**WHAT YOU SHOULD DO**
From the listing below, output the lines between the one with "Reproduce this chart" and the one with "ci_high = [0.418, 0.421, 0.339, 0.517, 0.457, 0.742]", including those two, and nothing else. Pictures are not copied.

**Data entries**
------

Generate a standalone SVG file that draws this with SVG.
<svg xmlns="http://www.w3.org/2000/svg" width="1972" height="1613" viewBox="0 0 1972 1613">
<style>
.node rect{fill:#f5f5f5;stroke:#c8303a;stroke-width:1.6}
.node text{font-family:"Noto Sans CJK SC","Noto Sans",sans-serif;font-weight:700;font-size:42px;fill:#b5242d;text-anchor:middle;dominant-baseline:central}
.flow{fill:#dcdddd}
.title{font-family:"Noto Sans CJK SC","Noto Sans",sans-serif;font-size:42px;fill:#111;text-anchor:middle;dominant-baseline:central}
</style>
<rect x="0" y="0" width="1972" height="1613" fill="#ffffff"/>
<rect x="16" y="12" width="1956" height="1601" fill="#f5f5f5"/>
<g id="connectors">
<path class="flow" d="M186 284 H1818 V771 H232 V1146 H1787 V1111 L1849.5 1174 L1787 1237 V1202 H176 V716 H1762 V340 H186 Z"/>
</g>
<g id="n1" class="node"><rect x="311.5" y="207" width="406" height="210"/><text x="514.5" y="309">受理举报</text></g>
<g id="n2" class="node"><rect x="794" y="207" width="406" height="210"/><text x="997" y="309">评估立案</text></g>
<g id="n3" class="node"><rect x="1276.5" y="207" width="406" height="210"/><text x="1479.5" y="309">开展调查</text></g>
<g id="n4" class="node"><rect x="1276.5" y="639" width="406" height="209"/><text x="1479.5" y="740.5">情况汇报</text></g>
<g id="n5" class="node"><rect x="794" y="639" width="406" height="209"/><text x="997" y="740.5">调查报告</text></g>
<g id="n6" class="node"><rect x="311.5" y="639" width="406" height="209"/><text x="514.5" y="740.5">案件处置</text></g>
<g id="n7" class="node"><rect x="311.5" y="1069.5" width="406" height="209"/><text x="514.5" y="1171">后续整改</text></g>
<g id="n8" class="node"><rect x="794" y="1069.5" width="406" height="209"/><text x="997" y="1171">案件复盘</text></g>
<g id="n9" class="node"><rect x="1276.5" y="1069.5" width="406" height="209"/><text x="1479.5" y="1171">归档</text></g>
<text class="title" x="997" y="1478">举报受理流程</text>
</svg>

------

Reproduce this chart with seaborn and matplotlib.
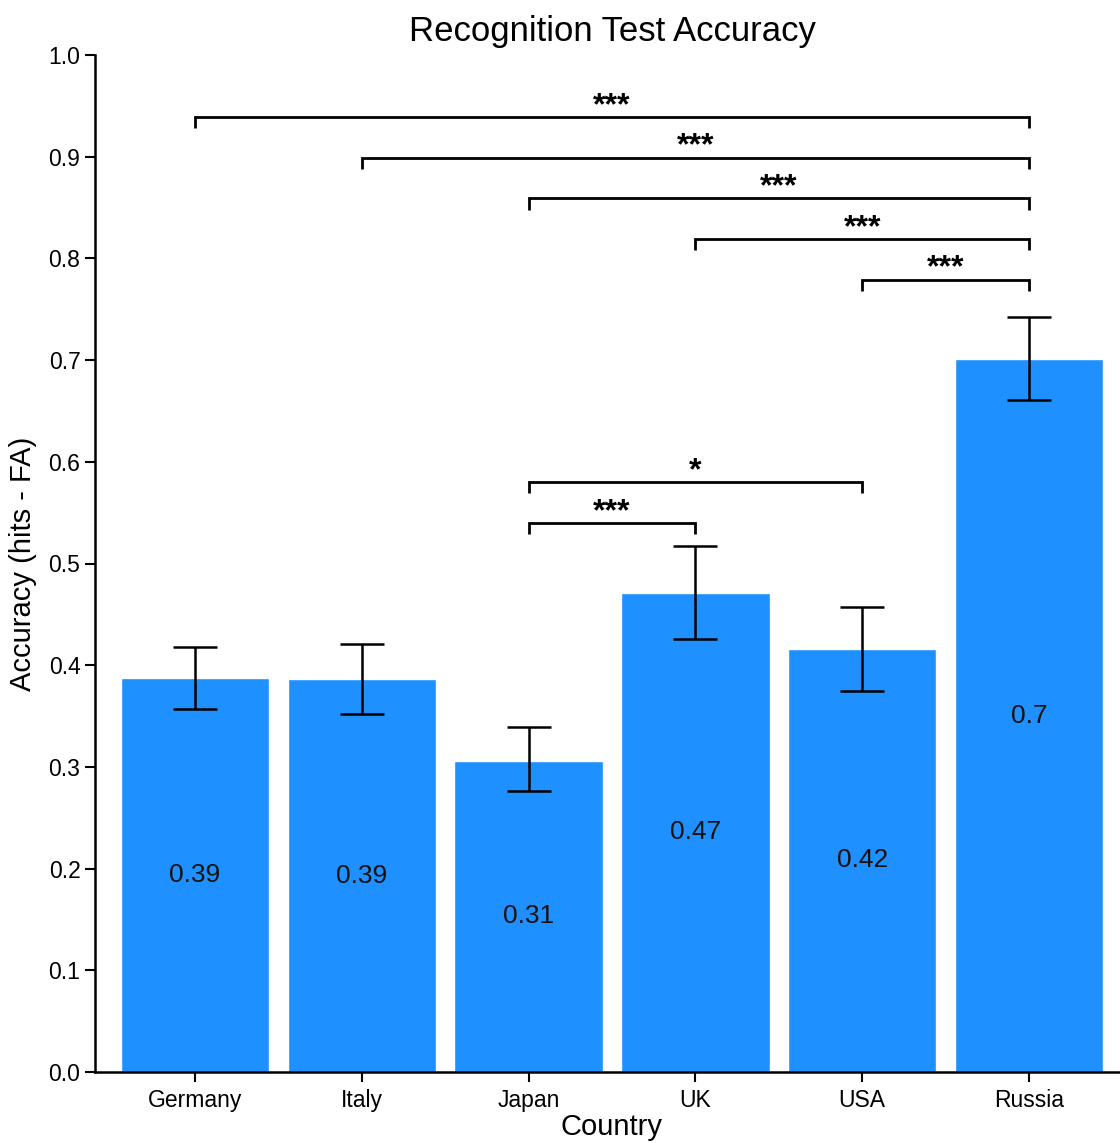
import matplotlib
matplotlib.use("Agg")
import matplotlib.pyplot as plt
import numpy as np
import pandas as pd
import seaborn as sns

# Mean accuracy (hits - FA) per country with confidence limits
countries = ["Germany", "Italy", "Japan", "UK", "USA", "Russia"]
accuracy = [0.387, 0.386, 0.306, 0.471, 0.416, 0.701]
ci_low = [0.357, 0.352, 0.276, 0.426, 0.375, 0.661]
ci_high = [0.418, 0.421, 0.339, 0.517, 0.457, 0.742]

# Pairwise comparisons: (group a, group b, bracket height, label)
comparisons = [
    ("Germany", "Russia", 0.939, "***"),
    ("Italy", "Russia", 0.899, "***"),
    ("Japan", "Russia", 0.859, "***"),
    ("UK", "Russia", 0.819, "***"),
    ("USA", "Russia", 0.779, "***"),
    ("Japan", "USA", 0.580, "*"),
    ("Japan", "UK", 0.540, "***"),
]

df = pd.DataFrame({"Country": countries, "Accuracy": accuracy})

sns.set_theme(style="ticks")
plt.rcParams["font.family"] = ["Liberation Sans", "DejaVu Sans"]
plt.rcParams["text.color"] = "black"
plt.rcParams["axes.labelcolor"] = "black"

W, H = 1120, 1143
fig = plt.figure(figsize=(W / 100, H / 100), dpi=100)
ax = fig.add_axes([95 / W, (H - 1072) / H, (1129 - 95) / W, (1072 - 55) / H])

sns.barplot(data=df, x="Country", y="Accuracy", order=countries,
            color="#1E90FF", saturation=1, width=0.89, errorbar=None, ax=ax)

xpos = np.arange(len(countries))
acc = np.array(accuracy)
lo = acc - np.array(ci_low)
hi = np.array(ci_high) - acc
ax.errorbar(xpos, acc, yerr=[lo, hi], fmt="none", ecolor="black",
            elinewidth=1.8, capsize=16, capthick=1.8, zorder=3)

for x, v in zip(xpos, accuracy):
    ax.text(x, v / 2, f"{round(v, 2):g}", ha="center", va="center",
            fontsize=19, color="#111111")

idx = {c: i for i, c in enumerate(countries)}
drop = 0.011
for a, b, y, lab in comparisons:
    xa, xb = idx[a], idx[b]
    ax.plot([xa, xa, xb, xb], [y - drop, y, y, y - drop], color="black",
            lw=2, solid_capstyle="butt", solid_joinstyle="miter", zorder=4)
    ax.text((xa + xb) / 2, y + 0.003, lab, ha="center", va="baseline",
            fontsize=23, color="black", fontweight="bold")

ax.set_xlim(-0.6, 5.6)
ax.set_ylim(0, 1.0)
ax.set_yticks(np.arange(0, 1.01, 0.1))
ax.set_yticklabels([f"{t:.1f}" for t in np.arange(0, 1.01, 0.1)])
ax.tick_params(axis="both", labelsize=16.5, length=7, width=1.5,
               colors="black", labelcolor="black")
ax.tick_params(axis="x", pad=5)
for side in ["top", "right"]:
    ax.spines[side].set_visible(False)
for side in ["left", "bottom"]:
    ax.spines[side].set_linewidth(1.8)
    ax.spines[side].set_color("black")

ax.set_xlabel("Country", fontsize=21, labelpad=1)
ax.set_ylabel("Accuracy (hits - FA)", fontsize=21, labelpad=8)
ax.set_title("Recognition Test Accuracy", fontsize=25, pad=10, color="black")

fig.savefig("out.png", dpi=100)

------

**SOLUTION**
Reproduce this chart with seaborn and matplotlib.
import matplotlib
matplotlib.use("Agg")
import matplotlib.pyplot as plt
import numpy as np
import pandas as pd
import seaborn as sns

# Mean accuracy (hits - FA) per country with confidence limits
countries = ["Germany", "Italy", "Japan", "UK", "USA", "Russia"]
accuracy = [0.387, 0.386, 0.306, 0.471, 0.416, 0.701]
ci_low = [0.357, 0.352, 0.276, 0.426, 0.375, 0.661]
ci_high = [0.418, 0.421, 0.339, 0.517, 0.457, 0.742]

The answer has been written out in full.